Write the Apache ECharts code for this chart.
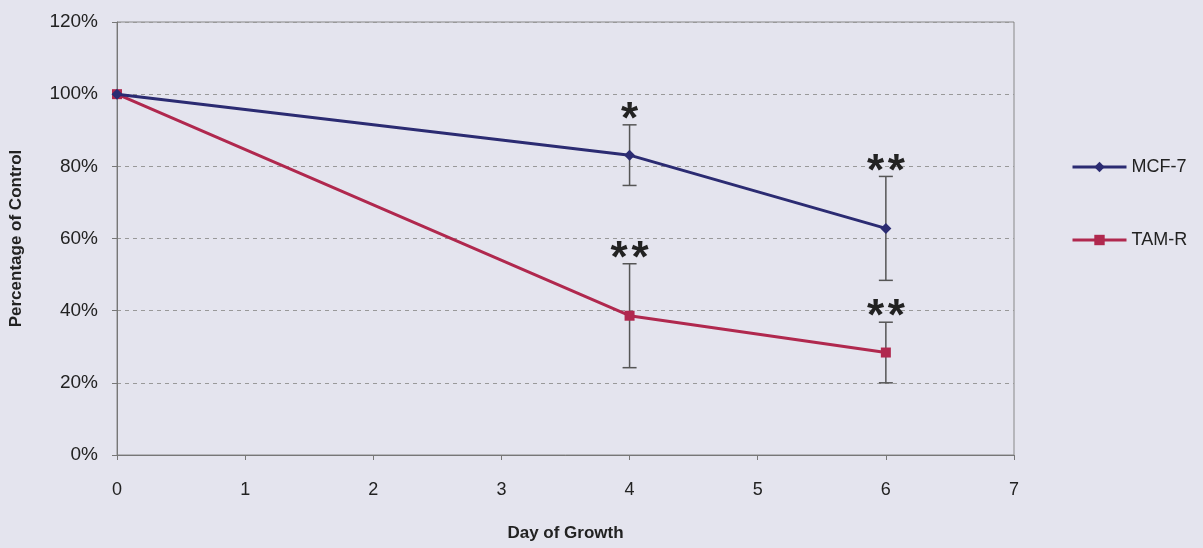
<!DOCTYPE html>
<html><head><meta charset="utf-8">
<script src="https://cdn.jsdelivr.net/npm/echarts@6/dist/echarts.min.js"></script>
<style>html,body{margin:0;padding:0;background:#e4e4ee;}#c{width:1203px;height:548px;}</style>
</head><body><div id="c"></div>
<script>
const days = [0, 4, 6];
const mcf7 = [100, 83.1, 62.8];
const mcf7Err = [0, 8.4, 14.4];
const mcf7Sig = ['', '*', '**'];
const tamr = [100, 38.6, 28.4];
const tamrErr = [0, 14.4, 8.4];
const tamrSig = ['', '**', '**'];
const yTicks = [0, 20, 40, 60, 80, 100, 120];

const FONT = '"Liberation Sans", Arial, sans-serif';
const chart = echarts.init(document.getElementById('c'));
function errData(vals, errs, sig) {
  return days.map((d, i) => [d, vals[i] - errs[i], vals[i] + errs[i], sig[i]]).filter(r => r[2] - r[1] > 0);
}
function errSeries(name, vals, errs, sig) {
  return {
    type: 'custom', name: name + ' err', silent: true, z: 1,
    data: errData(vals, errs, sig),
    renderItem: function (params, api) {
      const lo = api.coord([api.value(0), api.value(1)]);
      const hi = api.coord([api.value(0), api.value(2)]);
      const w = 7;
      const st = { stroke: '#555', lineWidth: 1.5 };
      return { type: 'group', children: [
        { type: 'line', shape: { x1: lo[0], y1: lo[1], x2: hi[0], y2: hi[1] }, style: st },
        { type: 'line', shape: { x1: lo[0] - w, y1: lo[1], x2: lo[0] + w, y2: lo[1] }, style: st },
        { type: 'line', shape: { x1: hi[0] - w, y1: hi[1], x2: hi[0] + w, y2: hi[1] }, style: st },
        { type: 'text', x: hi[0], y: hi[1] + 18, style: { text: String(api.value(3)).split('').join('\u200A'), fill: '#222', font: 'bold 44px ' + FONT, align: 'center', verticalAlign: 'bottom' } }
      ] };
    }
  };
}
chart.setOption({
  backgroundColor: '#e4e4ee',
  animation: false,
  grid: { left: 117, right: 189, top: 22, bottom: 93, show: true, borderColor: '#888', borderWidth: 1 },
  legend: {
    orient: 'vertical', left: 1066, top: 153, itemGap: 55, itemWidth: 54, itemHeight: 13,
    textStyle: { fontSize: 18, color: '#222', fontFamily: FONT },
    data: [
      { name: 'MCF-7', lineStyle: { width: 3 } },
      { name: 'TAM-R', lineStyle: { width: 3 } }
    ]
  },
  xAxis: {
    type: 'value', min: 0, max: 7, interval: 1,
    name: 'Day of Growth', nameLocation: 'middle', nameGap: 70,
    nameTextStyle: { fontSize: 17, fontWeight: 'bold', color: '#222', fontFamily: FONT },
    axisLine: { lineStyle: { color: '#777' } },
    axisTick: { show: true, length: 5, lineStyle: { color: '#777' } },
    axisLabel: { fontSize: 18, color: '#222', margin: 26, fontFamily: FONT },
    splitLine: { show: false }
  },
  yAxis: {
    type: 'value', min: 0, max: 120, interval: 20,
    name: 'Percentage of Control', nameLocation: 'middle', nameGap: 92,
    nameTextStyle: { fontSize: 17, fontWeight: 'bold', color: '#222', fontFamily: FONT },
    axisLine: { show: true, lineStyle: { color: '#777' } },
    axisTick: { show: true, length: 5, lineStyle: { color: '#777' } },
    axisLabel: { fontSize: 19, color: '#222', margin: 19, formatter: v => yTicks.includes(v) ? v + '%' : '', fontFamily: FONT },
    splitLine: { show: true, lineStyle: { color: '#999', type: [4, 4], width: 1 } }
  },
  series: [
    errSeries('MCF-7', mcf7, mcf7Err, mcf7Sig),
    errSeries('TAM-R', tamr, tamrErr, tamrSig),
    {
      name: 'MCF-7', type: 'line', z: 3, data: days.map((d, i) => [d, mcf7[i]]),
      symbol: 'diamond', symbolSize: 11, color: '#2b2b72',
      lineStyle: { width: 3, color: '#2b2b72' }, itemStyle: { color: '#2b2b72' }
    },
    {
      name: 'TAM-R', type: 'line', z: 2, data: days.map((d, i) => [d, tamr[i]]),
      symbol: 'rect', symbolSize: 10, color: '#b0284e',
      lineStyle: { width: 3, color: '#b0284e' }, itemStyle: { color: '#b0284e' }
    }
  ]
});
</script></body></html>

__________________________________________________

Every line above should be returned word for word, with the pictures left behind.

Write the Apache ECharts code for this chart.
<!DOCTYPE html>
<html><head><meta charset="utf-8">
<script src="https://cdn.jsdelivr.net/npm/echarts@6/dist/echarts.min.js"></script>
<style>html,body{margin:0;padding:0;background:#e4e4ee;}#c{width:1203px;height:548px;}</style>
</head><body><div id="c"></div>
<script>
const days = [0, 4, 6];
const mcf7 = [100, 83.1, 62.8];
const mcf7Err = [0, 8.4, 14.4];
const mcf7Sig = ['', '*', '**'];
const tamr = [100, 38.6, 28.4];
const tamrErr = [0, 14.4, 8.4];
const tamrSig = ['', '**', '**'];
const yTicks = [0, 20, 40, 60, 80, 100, 120];

const FONT = '"Liberation Sans", Arial, sans-serif';
const chart = echarts.init(document.getElementById('c'));
function errData(vals, errs, sig) {
  return days.map((d, i) => [d, vals[i] - errs[i], vals[i] + errs[i], sig[i]]).filter(r => r[2] - r[1] > 0);
}
function errSeries(name, vals, errs, sig) {
  return {
    type: 'custom', name: name + ' err', silent: true, z: 1,
    data: errData(vals, errs, sig),
    renderItem: function (params, api) {
      const lo = api.coord([api.value(0), api.value(1)]);
      const hi = api.coord([api.value(0), api.value(2)]);
      const w = 7;
      const st = { stroke: '#555', lineWidth: 1.5 };
      return { type: 'group', children: [
        { type: 'line', shape: { x1: lo[0], y1: lo[1], x2: hi[0], y2: hi[1] }, style: st },
        { type: 'line', shape: { x1: lo[0] - w, y1: lo[1], x2: lo[0] + w, y2: lo[1] }, style: st },
        { type: 'line', shape: { x1: hi[0] - w, y1: hi[1], x2: hi[0] + w, y2: hi[1] }, style: st },
        { type: 'text', x: hi[0], y: hi[1] + 18, style: { text: String(api.value(3)).split('').join('\u200A'), fill: '#222', font: 'bold 44px ' + FONT, align: 'center', verticalAlign: 'bottom' } }
      ] };
    }
  };
}
chart.setOption({
  backgroundColor: '#e4e4ee',
  animation: false,
  grid: { left: 117, right: 189, top: 22, bottom: 93, show: true, borderColor: '#888', borderWidth: 1 },
  legend: {
    orient: 'vertical', left: 1066, top: 153, itemGap: 55, itemWidth: 54, itemHeight: 13,
    textStyle: { fontSize: 18, color: '#222', fontFamily: FONT },
    data: [
      { name: 'MCF-7', lineStyle: { width: 3 } },
      { name: 'TAM-R', lineStyle: { width: 3 } }
    ]
  },
  xAxis: {
    type: 'value', min: 0, max: 7, interval: 1,
    name: 'Day of Growth', nameLocation: 'middle', nameGap: 70,
    nameTextStyle: { fontSize: 17, fontWeight: 'bold', color: '#222', fontFamily: FONT },
    axisLine: { lineStyle: { color: '#777' } },
    axisTick: { show: true, length: 5, lineStyle: { color: '#777' } },
    axisLabel: { fontSize: 18, color: '#222', margin: 26, fontFamily: FONT },
    splitLine: { show: false }
  },
  yAxis: {
    type: 'value', min: 0, max: 120, interval: 20,
    name: 'Percentage of Control', nameLocation: 'middle', nameGap: 92,
    nameTextStyle: { fontSize: 17, fontWeight: 'bold', color: '#222', fontFamily: FONT },
    axisLine: { show: true, lineStyle: { color: '#777' } },
    axisTick: { show: true, length: 5, lineStyle: { color: '#777' } },
    axisLabel: { fontSize: 19, color: '#222', margin: 19, formatter: v => yTicks.includes(v) ? v + '%' : '', fontFamily: FONT },
    splitLine: { show: true, lineStyle: { color: '#999', type: [4, 4], width: 1 } }
  },
  series: [
    errSeries('MCF-7', mcf7, mcf7Err, mcf7Sig),
    errSeries('TAM-R', tamr, tamrErr, tamrSig),
    {
      name: 'MCF-7', type: 'line', z: 3, data: days.map((d, i) => [d, mcf7[i]]),
      symbol: 'diamond', symbolSize: 11, color: '#2b2b72',
      lineStyle: { width: 3, color: '#2b2b72' }, itemStyle: { color: '#2b2b72' }
    },
    {
      name: 'TAM-R', type: 'line', z: 2, data: days.map((d, i) => [d, tamr[i]]),
      symbol: 'rect', symbolSize: 10, color: '#b0284e',
      lineStyle: { width: 3, color: '#b0284e' }, itemStyle: { color: '#b0284e' }
    }
  ]
});
</script></body></html>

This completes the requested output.